Nesse sentido, o almirante António Silva Ribeiro salientou que não se pode “confundir aquilo que são as competências” dos comandos com os “comportamentos desviantes de uma dúzia de militares”.
"Se se está a falar dos comandos e alguns militares dos comandos que cometeram eventualmente crimes, não podemos ao mesmo tempo deixar de enfatizar o extraordinário trabalho que essa força tem feito na RCA e ao serviço da humanidade", afirmou.
O CEMGFA argumentou que intervenção dos comandos na República Centro-Africana transformou “completamente o panorama operacional do país”, com uma presença que disse ter ficado pautada pelo “serviço daquilo que são os valores fundamentais da liberdade e da tranquilidade das populações”.
Apesar de elogiar o trabalho destes militares, Silva Ribeiro garantiu que “aquelas pessoas a quem for provado que cometeram crimes, serão evidentemente punidas” e informou que já solicitou ao Ministério Público que faça chegar às Forças Armadas as “comunicações” e “indícios que tem” para que seja dado início aos “procedimentos disciplinares”.
Interpelado ainda pelo deputado socialista Diogo Leão sobre as medidas que foram tomadas para reforçar o controlo das bagagens transportadas pelas Forças Armadas, o CEMGFA salientou que todas as aeronaves mobilizadas ao serviço das Forças Nacionais Destacadas são sujeitas a uma revista cinotécnica (com cães) sendo que, sempre que há indícios de ilícitos criminais, a PJ, PJM, Autoridade Tributária e o SEF são chamados.
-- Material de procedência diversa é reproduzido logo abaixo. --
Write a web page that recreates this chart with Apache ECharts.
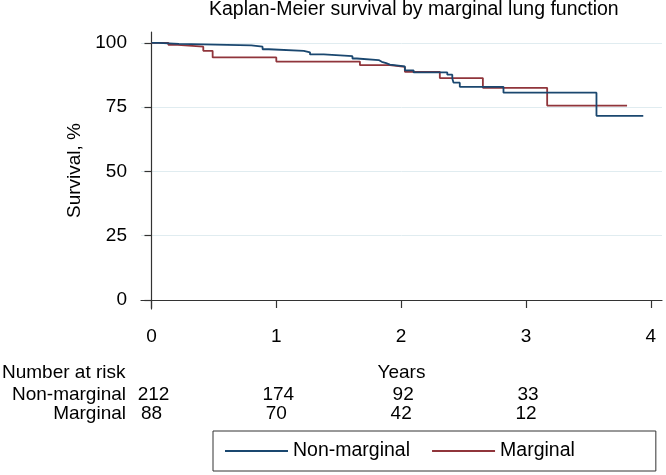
<!DOCTYPE html>
<html>
<head>
<meta charset="utf-8">
<script src="https://cdn.jsdelivr.net/npm/echarts@6/dist/echarts.min.js"></script>
<style>html,body{margin:0;padding:0;background:#fff;}#c{width:666px;height:475px;}</style>
</head>
<body>
<div id="c"></div>
<script>
// Kaplan-Meier step points: [years, survival %]
var nonMarginalTimes = [0, 0.055, 0.22, 0.80, 0.89, 0.94, 1.22, 1.27, 1.38, 1.61, 1.645, 1.82, 1.845, 1.88, 1.91, 2.03, 2.10, 2.37, 2.41, 2.42, 2.47, 2.82, 3.565, 3.94];
var nonMarginalSurv  = [100, 99.6, 99.0, 98.5, 97.5, 96.9, 96.3, 95.5, 94.8, 93.9, 93.3, 92.6, 92.1, 91.5, 90.8, 89.3, 88.5, 87.6, 86.1, 84.5, 82.9, 80.6, 71.6, 71.6];
var marginalTimes = [0, 0.135, 0.21, 0.415, 0.49, 1.00, 1.67, 1.91, 2.03, 2.31, 2.655, 3.17, 3.81];
var marginalSurv  = [100, 99.2, 98.5, 96.9, 94.3, 92.7, 91.3, 90.6, 88.7, 86.3, 82.5, 75.6, 75.6];

var xTicks = [0, 1, 2, 3, 4];
var yTicks = [0, 25, 50, 75, 100];

var riskTimes = [0, 1, 2, 3];
var riskNonMarginal = [212, 174, 92, 33];
var riskMarginal = [88, 70, 42, 12];

var seriesNames = ['Non-marginal', 'Marginal'];
var colors = ['#1a476f', '#90353b'];

function pairs(t, s) { return t.map(function (v, i) { return [v, s[i]]; }); }

var FONT = 'Liberation Sans, Arial, Helvetica, sans-serif';
var FS = 19;
var chart = echarts.init(document.getElementById('c'), null, { renderer: 'canvas' });

var option = {
  backgroundColor: '#fff',
  animation: false,
  title: {
    text: 'Kaplan-Meier survival by marginal lung function',
    left: 209, top: 0, padding: 0,
    textStyle: { fontFamily: FONT, fontSize: 19.5, fontWeight: 'normal', color: '#000' }
  },
  grid: { left: 141, top: 32, width: 521, height: 277, containLabel: false },
  xAxis: {
    type: 'value', min: -0.084, max: 4.09,
    name: 'Years', nameLocation: 'middle', nameGap: 54,
    nameTextStyle: { fontFamily: FONT, fontSize: FS, color: '#000' },
    axisLine: { show: true, lineStyle: { color: '#333', width: 1.2 } },
    axisTick: { show: true, length: 8, customValues: xTicks, lineStyle: { color: '#333', width: 1.2 } },
    axisLabel: { customValues: xTicks, margin: 18, fontFamily: FONT, fontSize: FS, color: '#000' },
    splitLine: { show: false }
  },
  yAxis: {
    type: 'value', min: -3.5, max: 104.2,
    name: 'Survival, %', nameLocation: 'middle', nameGap: 54, nameRotate: 90,
    nameTextStyle: { fontFamily: FONT, fontSize: FS, color: '#000' },
    axisLine: { show: true, lineStyle: { color: '#333', width: 1.2 } },
    axisTick: { show: true, length: 7, customValues: yTicks, lineStyle: { color: '#333', width: 1.2 } },
    axisLabel: { customValues: yTicks, margin: 14, fontFamily: FONT, fontSize: FS, color: '#000' },
    splitLine: { show: true, lineStyle: { color: '#e0ecf0', width: 1 } }
  },
  legend: {
    data: seriesNames.map(function (n) { return { name: n, icon: 'rect' }; }),
    left: 213, top: 431,
    orient: 'horizontal',
    padding: [10, 81, 10, 12],
    itemWidth: 63, itemHeight: 2, itemGap: 22,
    borderColor: '#333', borderWidth: 1, borderRadius: 0,
    textStyle: { fontFamily: FONT, fontSize: 19.5, color: '#000', padding: [0, 0, 0, 0] }
  },
  series: [
    {
      name: seriesNames[0], type: 'line', step: 'end', symbol: 'none', showSymbol: false,
      data: pairs(nonMarginalTimes, nonMarginalSurv),
      lineStyle: { color: colors[0], width: 1.8 }, itemStyle: { color: colors[0] }, z: 3
    },
    {
      name: seriesNames[1], type: 'line', step: 'end', symbol: 'none', showSymbol: false,
      data: pairs(marginalTimes, marginalSurv),
      lineStyle: { color: colors[1], width: 1.8 }, itemStyle: { color: colors[1] }, z: 2
    }
  ]
};
chart.setOption(option);

// Number-at-risk table positioned from the x axis scale
var elems = [];
var tStyle = { fontFamily: FONT, fontSize: FS, fill: '#000' };
elems.push({ type: 'text', left: 2, top: 363, style: Object.assign({ text: 'Number at risk' }, tStyle) });
elems.push({ type: 'text', x: 126, y: 395, style: Object.assign({ text: seriesNames[0], textAlign: 'right', textVerticalAlign: 'middle' }, tStyle) });
elems.push({ type: 'text', x: 126, y: 414, style: Object.assign({ text: seriesNames[1], textAlign: 'right', textVerticalAlign: 'middle' }, tStyle) });
riskTimes.forEach(function (t, i) {
  var px = chart.convertToPixel({ xAxisIndex: 0 }, t);
  elems.push({ type: 'text', x: px + 2, y: 395, style: Object.assign({ text: String(riskNonMarginal[i]), textAlign: 'center', textVerticalAlign: 'middle' }, tStyle) });
  elems.push({ type: 'text', x: px, y: 414, style: Object.assign({ text: String(riskMarginal[i]), textAlign: 'center', textVerticalAlign: 'middle' }, tStyle) });
});
chart.setOption({ graphic: { elements: elems } });
</script>
</body>
</html>
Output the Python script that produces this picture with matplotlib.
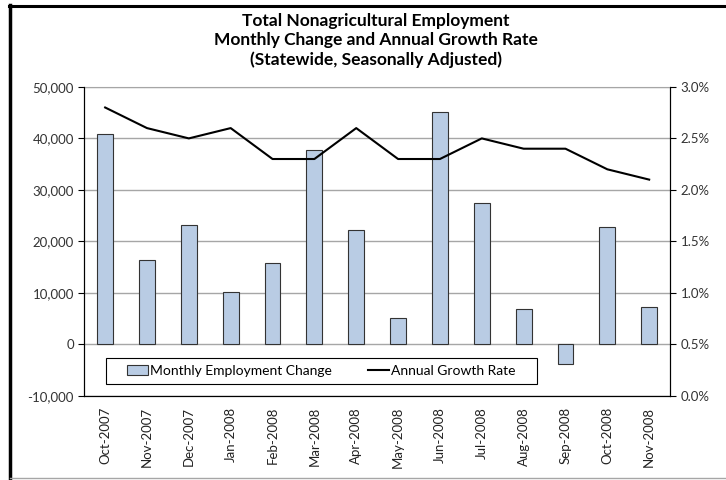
import matplotlib.pyplot as plt
from matplotlib.lines import Line2D
from matplotlib.patches import Rectangle
from matplotlib.ticker import FuncFormatter
import numpy as np

plt.rcParams['font.family'] = ['Lato', 'DejaVu Sans']

# data
months = ["Oct-2007", "Nov-2007", "Dec-2007", "Jan-2008", "Feb-2008", "Mar-2008",
          "Apr-2008", "May-2008", "Jun-2008", "Jul-2008", "Aug-2008", "Sep-2008",
          "Oct-2008", "Nov-2008"]
monthly_change = [40900, 16400, 23200, 10200, 15900, 37800, 22300,
                  5100, 45200, 27500, 6900, -3700, 22800, 7300]
growth_rate = [2.8, 2.6, 2.5, 2.6, 2.3, 2.3, 2.6, 2.3, 2.3, 2.5, 2.4, 2.4, 2.2, 2.1]

left_ticks = [-10000, 0, 10000, 20000, 30000, 40000, 50000]
right_ticks = [0.0, 0.5, 1.0, 1.5, 2.0, 2.5, 3.0]

fig = plt.figure(figsize=(7.26, 4.80), dpi=100)
ax = fig.add_axes([0.116, 0.175, 0.807, 0.644])

x = np.arange(len(months))
bars = ax.bar(x, monthly_change, width=0.38, color='#b9cce4', edgecolor='#333333',
              linewidth=0.8, label='Monthly Employment Change', zorder=2)
ax.set_xlim(-0.5, len(months) - 0.5)
ax.set_ylim(-10000, 50000)
ax.set_yticks(left_ticks)
ax.yaxis.set_major_formatter(FuncFormatter(lambda v, p: f"{v:,.0f}"))
ax.grid(axis='y', color='#a6a6a6', linewidth=1, zorder=0)
ax.set_axisbelow(True)
ax.set_xticks(x)
ax.set_xticklabels(months, rotation=90, fontsize=9.5, color='#222222')
ax.tick_params(axis='x', length=0, pad=8)
ax.tick_params(axis='y', labelsize=9.5, length=4, direction='out', labelcolor='#333333')
ax.spines['top'].set_color('#a6a6a6')

ax2 = ax.twinx()
line, = ax2.plot(x, growth_rate, color='black', linewidth=1.5, label='Annual Growth Rate', zorder=3)
ax2.set_ylim(0, 3.0)
ax2.set_yticks(right_ticks)
ax2.yaxis.set_major_formatter(FuncFormatter(lambda v, p: f"{v:.1f}%"))
ax2.tick_params(axis='y', labelsize=9.5, length=4, direction='out', labelcolor='#333333')
ax2.spines['top'].set_visible(False)

# legend box drawn separately so the entries sit centred with wide side margins
box = Rectangle((0.0376, 0.0388), 0.735, 0.084, transform=ax2.transAxes,
                facecolor='white', edgecolor='black', linewidth=0.8, zorder=4)
ax2.add_patch(box)
leg = ax2.legend([bars, line], ['Monthly Employment Change', 'Annual Growth Rate'],
                 loc='center', bbox_to_anchor=(0.405, 0.081), ncol=2, fontsize=10,
                 frameon=False, handlelength=1.5, handletextpad=0.15,
                 columnspacing=2.6, borderaxespad=0)
leg.set_zorder(5)

fig.text(0.518, 0.972, "Total Nonagricultural Employment\n"
         "Monthly Change and Annual Growth Rate\n(Statewide, Seasonally Adjusted)",
         ha='center', va='top', fontsize=12.5, fontweight='bold', linespacing=1.22)

# outer frame: thick left/top, thin grey bottom
fig.add_artist(Line2D([9.5 / 726, 9.5 / 726], [0, 1 - 5 / 480], transform=fig.transFigure,
                      color='black', linewidth=2.5))
fig.add_artist(Line2D([8.5 / 726, 1], [1 - 6 / 480, 1 - 6 / 480], transform=fig.transFigure,
                      color='black', linewidth=2.2))
fig.add_artist(Line2D([9.5 / 726, 1], [2 / 480, 2 / 480], transform=fig.transFigure,
                      color='#a6a6a6', linewidth=1))

fig.savefig('out.png', dpi=100)
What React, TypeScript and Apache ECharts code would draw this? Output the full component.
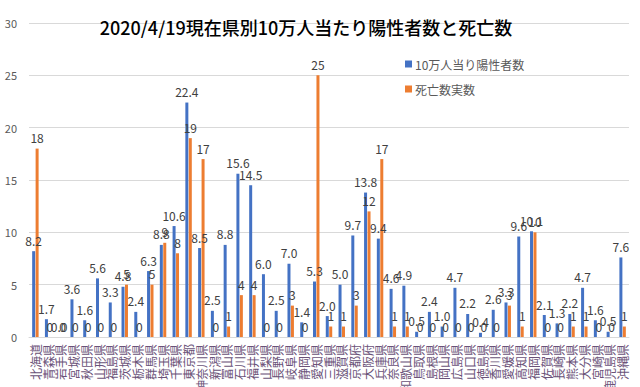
import React, { useEffect, useRef } from "react";
import * as echarts from "echarts";

const prefectures = [
  "北海道", "青森県", "岩手県", "宮城県", "秋田県", "山形県", "福島県", "茨城県", "栃木県", "群馬県",
  "埼玉県", "千葉県", "東京都", "神奈川県", "新潟県", "富山県", "石川県", "福井県", "山梨県", "長野県",
  "岐阜県", "静岡県", "愛知県", "三重県", "滋賀県", "京都府", "大阪府", "兵庫県", "奈良県", "和歌山県",
  "鳥取県", "島根県", "岡山県", "広島県", "山口県", "徳島県", "香川県", "愛媛県", "高知県", "福岡県",
  "佐賀県", "長崎県", "熊本県", "大分県", "宮崎県", "鹿児島県", "沖縄県",
];

const positivePer100k = [
  8.2, 1.7, 0.0, 3.6, 1.6, 5.6, 3.3, 4.8, 2.4, 6.3,
  8.8, 10.6, 22.4, 8.5, 2.5, 8.8, 15.6, 14.5, 6.0, 2.5,
  7.0, 1.4, 5.3, 2.0, 5.0, 9.7, 13.8, 9.4, 4.6, 4.9,
  0.5, 2.4, 1.0, 4.7, 2.2, 0.4, 2.6, 3.3, 9.6, 10.1,
  2.1, 1.3, 2.2, 4.7, 1.6, 0.5, 7.6,
];

const deaths = [
  18, 0, 0, 0, 0, 0, 0, 5, 0, 5,
  9, 8, 19, 17, 0, 1, 4, 4, 0, 0,
  3, 0, 25, 1, 1, 3, 12, 17, 1, 1,
  0, 0, 0, 0, 0, 0, 0, 3, 1, 10,
  0, 0, 1, 1, 0, 0, 1,
];

const yTicks = { min: 0, max: 30, interval: 5 };

const FONT = "'Noto Sans CJK JP', 'Noto Sans', sans-serif";

export default function App() {
  const ref = useRef<HTMLDivElement>(null);
  useEffect(() => {
    if (!ref.current) return;
    const chart = echarts.init(ref.current, null, { renderer: "svg" });
    chart.setOption({
      animation: false,
      textStyle: { fontFamily: FONT },
      title: {
        text: "2020/4/19現在県別10万人当たり陽性者数と死亡数",
        left: 301,
        textAlign: "center",
        top: 13,
        textStyle: { fontSize: 18, fontWeight: 500, color: "#000000", fontFamily: FONT },
      },
      legend: {
        orient: "vertical",
        left: 400,
        top: 53,
        itemWidth: 7,
        itemHeight: 7,
        itemGap: 13,
        icon: "rect",
        textStyle: { fontSize: 12, color: "#595959", fontFamily: FONT, padding: [0, 0, 0, -2] },
        data: ["10万人当り陽性者数", "死亡数実数"],
      },
      grid: {
        left: 29,
        right: 11,
        top: 23,
        bottom: 50,
        containLabel: false,
        outerBoundsMode: "none",
      },
      xAxis: {
        type: "category",
        data: prefectures,
        axisLine: { lineStyle: { color: "#d9d9d9" } },
        axisTick: { show: false },
        axisLabel: {
          interval: 0,
          rotate: 90,
          fontSize: 12,
          color: "#6a5278",
          margin: 7,
          fontFamily: FONT,
        },
      },
      yAxis: {
        type: "value",
        min: yTicks.min,
        max: yTicks.max,
        interval: yTicks.interval,
        axisLine: { show: false },
        axisTick: { show: false },
        splitLine: { lineStyle: { color: "#d9d9d9" } },
        axisLabel: { fontSize: 11, color: "#595959", margin: 12, fontFamily: FONT },
      },
      series: [
        {
          name: "10万人当り陽性者数",
          type: "bar",
          data: positivePer100k,
          barWidth: 3,
          barGap: "15%",
          itemStyle: { color: "#4472C4" },
          label: {
            show: true,
            position: "top",
            distance: 5,
            fontSize: 12,
            color: "#404040",
            formatter: (p: any) => Number(p.value).toFixed(1),
          },
        },
        {
          name: "死亡数実数",
          type: "bar",
          data: deaths,
          barWidth: 3,
          itemStyle: { color: "#ED7D31" },
          label: {
            show: true,
            position: "top",
            distance: 5,
            fontSize: 12,
            color: "#404040",
          },
        },
      ],
    });
    return () => chart.dispose();
  }, []);
  return (
    <div
      ref={ref}
      style={{ position: "absolute", left: 0, top: 0, width: 640, height: 387 }}
    />
  );
}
“Estou convencido de que com isso, com o incremento dos controlos que estamos a fazer (…) nós podemos de facto garantir que será muitíssimo difícil voltarem a repetir-se estes factos que são gravíssimos, mas que em nada deslustram o património histórico, patriótico dos comandos”, indicou.
Abordando também a reputação das Forças Armadas portuguesas, o Chefe do Estado-Maior do Exército (CEME), general Nunes da Fonseca, salientou que não deve haver uma “extrapolação desproporcionada do que aconteceu”, referindo que se “houver dez militares que não tiveram atitudes corretas” na República Centro-Africana, num universo de 1.707 militares, isso “não deslustra de modo nenhum a imagem” da instituição.
“A imagem poderá ter ficado desfocada, mas se nos cingirmos aos factos, a imagem rapidamente será focada. (…) O civismo, o patriotismo, os valores éticos também fazem parte da condição militar e ficámos constrangidos com este acontecido, mas o anseio é que esta situação seja rapidamente esclarecida para servir de exemplo do que não podia ter acontecido”, disse.
PJ e PJM fizeram primeiros controlos de aviões em março de 2020
Chefe do Estado-Maior das Forças Armadas revelou hoje que a Polícia Judiciária e a Polícia Judiciária Militar fizeram os primeiros controlos de aviões em Figo Maduro em março de 2020, após as suspeitas de tráfico por militares.
O almirante António Silva Ribeiro respondia a uma pergunta do deputado centrista Telmo Correia na Comissão de Defesa Nacional, no parlamento, sobre a fiscalização feita aos aviões militares.
O CEMGFA adiantou que o primeiro “envolvimento da Polícia Judiciária e da Polícia Judiciária Militar nos controlos em Figo Maduro [aeródromo]” foi feito “a 05 de março [de 2020], quando houve um voo de reabastecimento da Força Nacional Destacada” e depois num “voo de retração a 12 de março”.
De acordo com o chefe militar, depois de conhecidas as suspeitas de tráfico de diamantes por militares em missão na República Centro Africana, o “trabalho próximo” com o Serviço de Estrangeiros e Fronteiras (SEF), a Autoridade Tributária, com a Polícia Judiciária e a Polícia Judiciária Militar “intensificou-se com a partilha de informação”, a partir de janeiro de 2020.
Respondendo a uma outra questão, o CEMGFA disse também que na quinta-feira “já foi realizada uma reunião coordenada pelo EMGFA” para reanalisar “aquilo que poderá ser eventualmente a sofisticação de uma eventual rede” e para se ponderar se é necessário “rever alguns dos procedimentos” de controlo implementados a partir das duas denúncias, de janeiro e fevereiro de 2020.
“Desde os factos iniciais, daqueles do dia 02 de janeiro de 2020 e 13 de fevereiro, nunca mais as nossas forças tiveram qualquer denúncia relativa a comportamentos inapropriados de militares no teatro da República-Centro Africana ou em qualquer outro teatro”, garantiu ainda o CEMGFA.